Mises Wire

The Central Question

The Central Question

The current debate on Social Security privatization has crystallized what is the central question (among many questions) that supporters of economic liberty ought to be asking the Bush administration and its think-tank backers. It is this:

If we are willing to put up with the fiscal consequences of partially defunding the present revenue stream that pays the benefits enjoyed by present and future retirees, and instead fund those benefits via trillions in new debt, why not push for a clean cut in the payroll tax as versus demand the creation of yet another mandatory savings program? The tax-cut approach would have the same fiscal result and at least have the merit of trusting people to manage their own money.

I can think of two possible answers to this challenge. First, it might be claimed that a clean payroll tax cut would be politically unviable relative to a new forced saving program. But this is not obvious at all. In fact, if politics of the last two decades teaches us anything it is that most any proposed tax cut would enjoy massive public support. The downside is the debt that is thereby created in absence of spending cuts. But the Bush administration dismisses this problem. So be it. If you are willing to tolerate vast debt accumulation, it would seem that tax cuts are the best approach consistent with liberty and genuine privatization.
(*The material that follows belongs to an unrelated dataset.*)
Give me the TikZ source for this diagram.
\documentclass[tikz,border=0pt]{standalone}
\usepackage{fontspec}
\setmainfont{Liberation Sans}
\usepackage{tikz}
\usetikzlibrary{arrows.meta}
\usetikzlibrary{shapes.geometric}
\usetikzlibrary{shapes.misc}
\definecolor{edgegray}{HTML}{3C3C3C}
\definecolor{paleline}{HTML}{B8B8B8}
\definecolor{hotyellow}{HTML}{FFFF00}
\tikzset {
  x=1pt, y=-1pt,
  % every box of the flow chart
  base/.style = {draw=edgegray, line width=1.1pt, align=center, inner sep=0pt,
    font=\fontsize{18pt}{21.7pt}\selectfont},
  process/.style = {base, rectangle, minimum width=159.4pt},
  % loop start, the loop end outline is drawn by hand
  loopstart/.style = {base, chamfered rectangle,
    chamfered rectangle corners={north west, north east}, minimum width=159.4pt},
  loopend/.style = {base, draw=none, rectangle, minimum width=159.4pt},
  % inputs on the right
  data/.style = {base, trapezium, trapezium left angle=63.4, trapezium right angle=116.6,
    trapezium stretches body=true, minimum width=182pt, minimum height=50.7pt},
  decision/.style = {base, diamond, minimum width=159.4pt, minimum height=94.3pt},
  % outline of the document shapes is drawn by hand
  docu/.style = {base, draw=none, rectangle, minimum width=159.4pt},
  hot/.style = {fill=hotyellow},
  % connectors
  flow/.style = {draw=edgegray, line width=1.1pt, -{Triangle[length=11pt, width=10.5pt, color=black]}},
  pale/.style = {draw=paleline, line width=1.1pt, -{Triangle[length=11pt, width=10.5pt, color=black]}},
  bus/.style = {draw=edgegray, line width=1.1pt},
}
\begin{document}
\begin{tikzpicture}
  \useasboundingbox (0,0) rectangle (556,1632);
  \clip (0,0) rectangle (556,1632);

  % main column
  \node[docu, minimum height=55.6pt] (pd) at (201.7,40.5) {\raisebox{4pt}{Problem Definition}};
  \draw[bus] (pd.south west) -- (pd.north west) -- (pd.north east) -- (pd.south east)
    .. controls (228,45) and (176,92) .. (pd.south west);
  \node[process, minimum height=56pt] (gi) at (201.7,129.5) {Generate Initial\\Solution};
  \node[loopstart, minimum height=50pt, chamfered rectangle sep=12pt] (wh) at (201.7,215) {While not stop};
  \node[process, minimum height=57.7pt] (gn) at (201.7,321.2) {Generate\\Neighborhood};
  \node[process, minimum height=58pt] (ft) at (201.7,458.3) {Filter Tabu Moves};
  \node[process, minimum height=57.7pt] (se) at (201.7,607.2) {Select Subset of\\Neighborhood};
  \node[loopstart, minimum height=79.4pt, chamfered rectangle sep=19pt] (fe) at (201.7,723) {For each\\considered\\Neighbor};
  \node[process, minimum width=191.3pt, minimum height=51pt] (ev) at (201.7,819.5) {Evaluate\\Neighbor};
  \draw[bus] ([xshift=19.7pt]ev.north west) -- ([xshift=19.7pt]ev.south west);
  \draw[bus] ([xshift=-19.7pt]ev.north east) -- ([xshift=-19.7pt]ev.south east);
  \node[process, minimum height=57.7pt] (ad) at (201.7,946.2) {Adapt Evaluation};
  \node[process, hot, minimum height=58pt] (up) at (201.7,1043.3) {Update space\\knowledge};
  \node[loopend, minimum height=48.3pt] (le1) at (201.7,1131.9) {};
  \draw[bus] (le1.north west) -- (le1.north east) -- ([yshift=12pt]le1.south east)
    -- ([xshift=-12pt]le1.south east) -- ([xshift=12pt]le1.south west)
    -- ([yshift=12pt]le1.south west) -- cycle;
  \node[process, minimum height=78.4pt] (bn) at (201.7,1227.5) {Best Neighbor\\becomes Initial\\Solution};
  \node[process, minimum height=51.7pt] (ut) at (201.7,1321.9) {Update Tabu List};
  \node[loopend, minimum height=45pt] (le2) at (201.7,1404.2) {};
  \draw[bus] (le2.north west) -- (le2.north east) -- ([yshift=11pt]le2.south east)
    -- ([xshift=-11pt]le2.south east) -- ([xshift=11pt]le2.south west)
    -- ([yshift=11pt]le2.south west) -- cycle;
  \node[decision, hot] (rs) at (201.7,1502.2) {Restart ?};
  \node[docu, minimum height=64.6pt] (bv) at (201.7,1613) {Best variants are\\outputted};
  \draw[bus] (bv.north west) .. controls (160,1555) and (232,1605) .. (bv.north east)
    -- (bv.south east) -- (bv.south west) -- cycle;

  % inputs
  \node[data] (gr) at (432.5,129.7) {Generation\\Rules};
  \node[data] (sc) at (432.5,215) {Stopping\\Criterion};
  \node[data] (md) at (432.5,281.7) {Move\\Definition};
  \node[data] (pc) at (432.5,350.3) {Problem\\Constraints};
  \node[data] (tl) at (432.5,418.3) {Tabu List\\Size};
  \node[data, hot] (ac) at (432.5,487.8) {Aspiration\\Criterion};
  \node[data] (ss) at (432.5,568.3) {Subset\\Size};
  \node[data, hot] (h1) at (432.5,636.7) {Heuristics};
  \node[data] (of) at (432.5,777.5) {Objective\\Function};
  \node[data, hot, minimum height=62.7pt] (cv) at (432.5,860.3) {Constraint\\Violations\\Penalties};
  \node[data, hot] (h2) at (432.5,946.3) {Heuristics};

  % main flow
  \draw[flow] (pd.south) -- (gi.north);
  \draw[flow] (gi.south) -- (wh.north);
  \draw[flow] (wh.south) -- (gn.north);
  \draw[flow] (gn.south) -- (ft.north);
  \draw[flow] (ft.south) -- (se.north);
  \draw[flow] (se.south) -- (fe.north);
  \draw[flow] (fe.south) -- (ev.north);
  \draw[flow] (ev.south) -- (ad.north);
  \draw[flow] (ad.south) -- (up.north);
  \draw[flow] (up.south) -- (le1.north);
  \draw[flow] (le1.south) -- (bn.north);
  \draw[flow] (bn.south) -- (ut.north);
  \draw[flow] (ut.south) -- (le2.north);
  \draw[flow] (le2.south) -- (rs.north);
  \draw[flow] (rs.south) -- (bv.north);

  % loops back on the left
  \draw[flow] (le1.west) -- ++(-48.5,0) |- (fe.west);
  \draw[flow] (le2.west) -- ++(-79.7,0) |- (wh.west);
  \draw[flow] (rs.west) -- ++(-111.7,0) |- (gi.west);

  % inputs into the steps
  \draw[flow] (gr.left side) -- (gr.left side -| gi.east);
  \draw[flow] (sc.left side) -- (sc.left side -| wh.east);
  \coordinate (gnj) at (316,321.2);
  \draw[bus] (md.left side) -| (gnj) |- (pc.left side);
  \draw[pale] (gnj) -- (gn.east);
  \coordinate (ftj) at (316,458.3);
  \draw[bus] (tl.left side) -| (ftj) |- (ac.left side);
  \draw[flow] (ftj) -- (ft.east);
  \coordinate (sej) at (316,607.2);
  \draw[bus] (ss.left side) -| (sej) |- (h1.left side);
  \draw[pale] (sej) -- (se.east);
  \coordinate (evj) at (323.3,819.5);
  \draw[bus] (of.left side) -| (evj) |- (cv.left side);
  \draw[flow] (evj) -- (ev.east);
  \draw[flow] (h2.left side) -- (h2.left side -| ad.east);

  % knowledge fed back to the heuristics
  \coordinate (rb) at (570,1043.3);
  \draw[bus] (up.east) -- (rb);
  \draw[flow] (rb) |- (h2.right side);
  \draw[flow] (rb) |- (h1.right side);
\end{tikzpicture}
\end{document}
Second, it might be claimed that our society needs some system of forced saving for old age; the problem with Social Security is not that it is coercive but that it is wrongly structured. This second claim is inconsistent with free market logic and human freedom itself. If someone had suggested in 1900 what is being called “private accounts” today—accounts collected from our paychecks at the point of a government gun and then returned late in life—he would have been called a socialist. Yet I sense that the privatizers starting to insist on the absolute merit of a forced private system.

Have I overlooked some third answer to my query, aside from the cynical expectation that this is really just a big shell game designed to shore up a failing system in the tradition of the Greenspan’s 1983 reform?